When I first started blogging I would share gluten free recipes that I thought were worth sharing. What I discovered is that while it is fine to share a link back to the original website it really is not okay to post the whole recipe on my site.
I was not taking credit for any of those recipes but feel it is time for me to make all recipes that I share mine.
Here is another revamped recipe.
This one is for Gluten Free Scones. Scones are a favourite of mine especially when I know I am having company for tea or instead of muffins for a brunch. Scones tend to dry out so I find they are best enjoyed the day of.
You can pretty much add anything to a scone making them either sweet or savory.
Adding finely chopped green onions and dill would make the scones savory and would be served with a soup, salad or even a quiche.

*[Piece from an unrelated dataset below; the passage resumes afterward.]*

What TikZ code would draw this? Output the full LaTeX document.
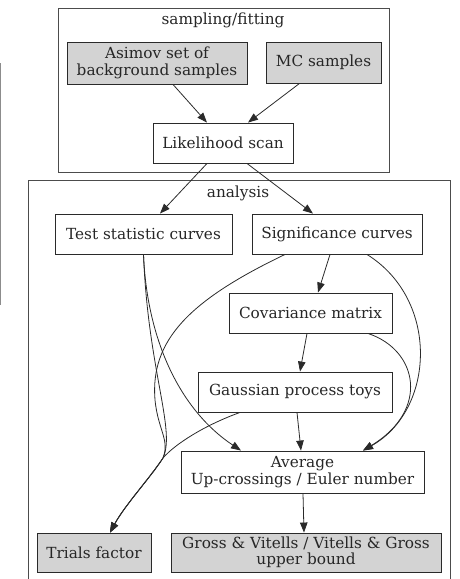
\documentclass[tikz,border=0pt]{standalone}
\usepackage{fontspec}
\setmainfont{DejaVu Serif}
\usetikzlibrary{arrows.meta,calc}
\definecolor{nodefill}{HTML}{D3D3D3}
\definecolor{edgecol}{HTML}{2A2A2A}
\tikzset{
  box/.style={draw=edgecol, line width=0.9pt, inner sep=0pt, align=center,
    font=\fontsize{15.3}{16.5}\selectfont, text=black!85},
  filled/.style={box, fill=nodefill},
  cluster/.style={draw=black!70, line width=0.9pt},
  edge/.style={draw=edgecol, line width=0.8pt, -{Triangle[length=10pt,width=7.5pt]}},
  lbl/.style={font=\fontsize{15.3}{16.5}\selectfont, text=black!85, inner sep=0pt}
}
\begin{document}
\begin{tikzpicture}[x=1pt,y=-1pt]
\useasboundingbox (0,0) rectangle (459,579);
\begin{scope}
\clip (0,0) rectangle (459,579);
% cropped fragment at left edge
\draw[black!45, line width=1pt] (0.5,63) -- (0.5,305);
% clusters
\draw[cluster] (58,8) rectangle (389,172);
\draw[cluster] (28,180) rectangle (450,590);
\end{scope}
\node[lbl] (clA) at (223,20) {sampling/fitting};
\node[lbl] (clB) at (238,193) {analysis};
% nodes
\node[filled, minimum width=180pt, minimum height=42pt] (asimov) at (157,63) {Asimov set of\\background samples};
\node[filled, minimum width=115pt, minimum height=41pt] (mc) at (323.5,62.5) {MC samples};
\node[box, minimum width=140pt, minimum height=40pt] (lik) at (223,143) {Likelihood scan};
\node[box, minimum width=177pt, minimum height=40pt] (test) at (143.5,234) {Test statistic curves};
\node[box, minimum width=170pt, minimum height=40pt] (sig) at (337,234) {Significance curves};
\node[box, minimum width=163pt, minimum height=40pt] (cov) at (310.5,313) {Covariance matrix};
\node[box, minimum width=194pt, minimum height=40pt] (gauss) at (295,392) {Gaussian process toys};
\node[box, minimum width=243pt, minimum height=42pt] (avg) at (302.5,472) {Average\\Up-crossings / Euler number};
\node[filled, minimum width=114pt, minimum height=39pt] (trials) at (94,552.5) {Trials factor};
\node[filled, minimum width=270pt, minimum height=39pt] (gross) at (306,552.5) {Gross \& Vitells / Vitells \& Gross\\upper bound};
% straight edges
\draw[edge] ([xshift=16pt]asimov.south) -- ([xshift=-16pt]lik.north);
\draw[edge] ([xshift=-24pt]mc.south) -- ([xshift=25pt]lik.north);
\draw[edge] ([xshift=-16pt]lik.south) -- ([xshift=16.5pt]test.north);
\draw[edge] ([xshift=24pt]lik.south) -- ([xshift=-24pt]sig.north);
\draw[edge] ([xshift=-7pt]sig.south) -- ([xshift=7.5pt]cov.north);
\draw[edge] ([xshift=-3.5pt]cov.south) -- ([xshift=5pt]gauss.north);
\draw[edge] ([xshift=2pt]gauss.south) -- ([xshift=-1.5pt]avg.north);
\draw[edge] ([xshift=0.5pt]avg.south) -- ([xshift=-2pt]gross.north);
% curved edges
\coordinate (trialsin) at ([xshift=16pt]trials.north);
\coordinate (merge) at (163,458);
\draw[edge] (test.south) .. controls (147,340) and (180,410) .. ([xshift=-61.5pt]avg.north);
\draw[edge] (test.south) .. controls (148,370) and (176,430) .. (merge) .. controls (150,478) and (125,505) .. (trialsin);
\draw[edge] ([xshift=-52pt]sig.south) .. controls (190,300) and (150,340) .. (155,400) .. controls (158,430) and (170,440) .. (merge) .. controls (150,478) and (125,505) .. (trialsin);
\draw[edge] ([xshift=-55pt]gauss.south) .. controls (205,425) and (175,444) .. (merge) .. controls (150,478) and (125,505) .. (trialsin);
\draw[edge] ([xshift=30pt]sig.south) .. controls (440,300) and (435,410) .. ([xshift=60.5pt]avg.north);
\draw[edge] ([xshift=57.5pt]cov.south) .. controls (418,350) and (430,410) .. ([xshift=60.5pt]avg.north);
\end{tikzpicture}
\end{document}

Adding lavender, lemon, lime or orange zest would make scones delightful or afternoon tea.
You can even cut the scones in half and top them with a warm strawberry compote instead of shortcakes. So many options.
I sprinkled vanilla salt on these scones. You can find vanilla salt at most specialty kitchen stores such as Williams Sonoma..
Gluten-Free Lemon Vanilla Salted Scones
- 3 cups gluten free flour blend (I like to use Compliments gluten free flour blend)
- 1/4 cup white sugar
- 3/4 tbsp baking soda
- 3/4 cup Earth Balance vegan “butter”, cut into small pieces
- 1 tbsp lemon zest
- 1 1/2 cup goat milk
- 2 tsp apple cider vinegar
- 1/4 tsp salt
- optional vanilla salt for sprinkling on scones before baking
- Preheat oven to 350 degrees.
- Line a cookie sheet with parchment paper.
- In a stand mixer add the dry ingredients (gluten free flour, sugar, salt and baking soda) and mix on low speed.
- Add the vegan “butter” and mix on low speed for 2-3 minutes until dough is crumbly.
- In a small bowl whisk the goat milk, apple cider vinegar and lemon zest.
- Add wet ingredients to dough and mix on low speed until dough is formed.
- Sprinkle a bit of gluten free flour onto the counter.
- Transfer dough to floured counter, sprinkle with more gluten free flour and roll dough lightly until it is at least an inch thick.
- Use a round biscuit cutter to cut out scone shapes.
- Place each circle onto parchment lined cookie sheet.
- Brush top of each scone with a bit of goat milk and then sprinkle vanilla salt on each one.
- Bake in oven for 15-20 minutes until scones are lightly golden.
- Remove from oven and cool for a few minutes before serving.